• [What the task asks]: Your output is the lines from the first one to the one containing "(0,0) rectangle (1028,637);", repeated exactly, with images left out.

• [Dataset excerpt]:
────────────────

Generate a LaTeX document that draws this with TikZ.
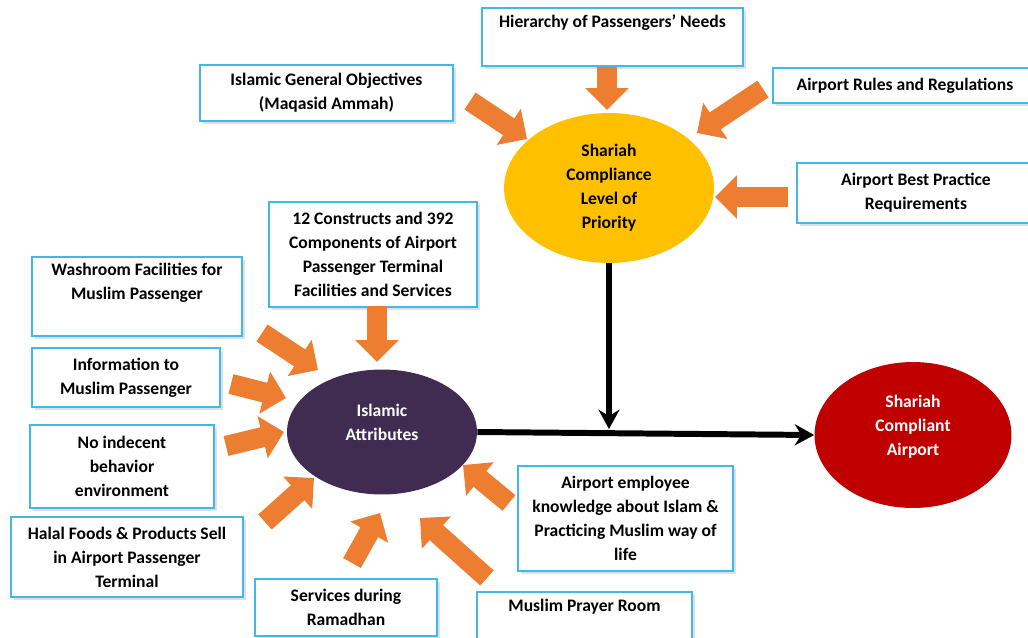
\documentclass[tikz,border=0pt]{standalone}
\usepackage{fontspec}
\setmainfont{Carlito}
\usetikzlibrary{shapes.geometric, arrows.meta, shadows}

\definecolor{boxblue}{RGB}{64,184,234}
\definecolor{arrorange}{RGB}{237,125,49}
\definecolor{priogold}{RGB}{255,192,0}
\definecolor{attrpurple}{RGB}{64,44,80}
\definecolor{airred}{RGB}{192,0,0}

\tikzset{
  box/.style={rectangle, draw=boxblue, line width=1pt, fill=white, align=center, inner sep=2pt,
    font=\fontsize{10}{13.6}\selectfont\bfseries,
    drop shadow={opacity=0.25, shadow xshift=1.5pt, shadow yshift=-1.5pt}},
  blob/.style={ellipse, inner sep=0pt, align=center, font=\fontsize{10}{13.6}\selectfont\bfseries},
  feed/.style={arrorange, line width=11.5pt, -{Triangle[width=24pt,length=12.5pt]}},
  flow/.style={black, line width=3.4pt, -{Stealth[length=11pt,width=12pt]}}
}

\begin{document}
\begin{tikzpicture}[x=0.02cm, y=-0.02cm]
\clip (0,0) rectangle (1028,637);

\node[blob, fill=priogold, minimum width=4.2cm, minimum height=3cm] (yel) at (609,188) {Shariah\\Compliance\\Level of\\Priority};
\node[blob, fill=attrpurple, text=white, minimum width=3.8cm, minimum height=2.5cm] (attr) at (382,432) {Islamic\\Attributes\\[-6.8pt]\strut};
\node[blob, fill=airred, text=white, minimum width=3.94cm, minimum height=2.92cm] (red) at (913,435) {Shariah\\Compliant\\Airport\\[-6.8pt]\strut};

\node[box, minimum width=5.22cm, minimum height=1.16cm] (hier) at (612.5,37) {Hierarchy of Passengers’ Needs\\\strut};
\node[box, minimum width=5.06cm, minimum height=1.12cm] (obj) at (326.5,93) {Islamic General Objectives\\(Maqasid Ammah)};
\node[box, minimum width=5.28cm, minimum height=0.7cm] (rules) at (905,85.5) {Airport Rules and Regulations};
\node[box, minimum width=4.76cm, minimum height=1.2cm] (best) at (916,193) {Airport Best Practice\\Requirements};
\node[box, minimum width=4.16cm, minimum height=2.1cm] (cons) at (373,254.5) {12 Constructs and 392\\Components of Airport\\Passenger Terminal\\Facilities and Services};
\node[box, minimum width=4.2cm, minimum height=1.58cm] (wash) at (137,296.5) {Washroom Facilities for\\Muslim Passenger\\\strut};
\node[box, minimum width=3.76cm, minimum height=1.18cm] (info) at (126,377.5) {Information to\\Muslim Passenger};
\node[box, minimum width=3.68cm, minimum height=1.66cm] (indec) at (122,466.5) {No indecent\\behavior\\environment};
\node[box, minimum width=4.64cm, minimum height=1.6cm] (halal) at (127,557) {Halal Foods \& Products Sell\\in Airport Passenger\\Terminal};
\node[box, minimum width=3.64cm, minimum height=1.14cm] (ram) at (346,607.5) {Services during\\Ramadhan};
\node[box, minimum width=4.3cm, minimum height=1.16cm] (pray) at (584.5,621) {Muslim Prayer Room\\\strut};
\node[box, minimum width=4.3cm, minimum height=2.1cm] (empl) at (625.5,518.5) {Airport employee\\knowledge about Islam \&\\Practicing Muslim way of\\life};

\draw[feed] (607,67) -- (607,110);
\draw[feed] (470,101) -- (527,139);
\draw[feed] (763,89) -- (697,133);
\draw[feed] (788,197) -- (715,197);

\draw[feed] (377,306) -- (377,362);
\draw[feed] (262,333) -- (318,370);
\draw[feed] (231,384) -- (286,398);
\draw[feed] (226,446) -- (284,432);
\draw[feed] (265,522) -- (314,478);
\draw[feed] (352,563) -- (380,513);
\draw[feed] (487,578) -- (420,518);
\draw[feed] (509,503) -- (463,465);

\coordinate (meet) at (yel.south |- attr.east);
\draw[flow] (attr.east) -- (red.west);
\draw[flow, shorten >=1.7pt] (yel.south) -- (meet);

\end{tikzpicture}
\end{document}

────────────────

• [Result of this exercise]:
Generate a LaTeX document that draws this with TikZ.
\documentclass[tikz,border=0pt]{standalone}
\usepackage{fontspec}
\setmainfont{Carlito}
\usetikzlibrary{shapes.geometric, arrows.meta, shadows}

\definecolor{boxblue}{RGB}{64,184,234}
\definecolor{arrorange}{RGB}{237,125,49}
\definecolor{priogold}{RGB}{255,192,0}
\definecolor{attrpurple}{RGB}{64,44,80}
\definecolor{airred}{RGB}{192,0,0}

\tikzset{
  box/.style={rectangle, draw=boxblue, line width=1pt, fill=white, align=center, inner sep=2pt,
    font=\fontsize{10}{13.6}\selectfont\bfseries,
    drop shadow={opacity=0.25, shadow xshift=1.5pt, shadow yshift=-1.5pt}},
  blob/.style={ellipse, inner sep=0pt, align=center, font=\fontsize{10}{13.6}\selectfont\bfseries},
  feed/.style={arrorange, line width=11.5pt, -{Triangle[width=24pt,length=12.5pt]}},
  flow/.style={black, line width=3.4pt, -{Stealth[length=11pt,width=12pt]}}
}

\begin{document}
\begin{tikzpicture}[x=0.02cm, y=-0.02cm]
\clip (0,0) rectangle (1028,637);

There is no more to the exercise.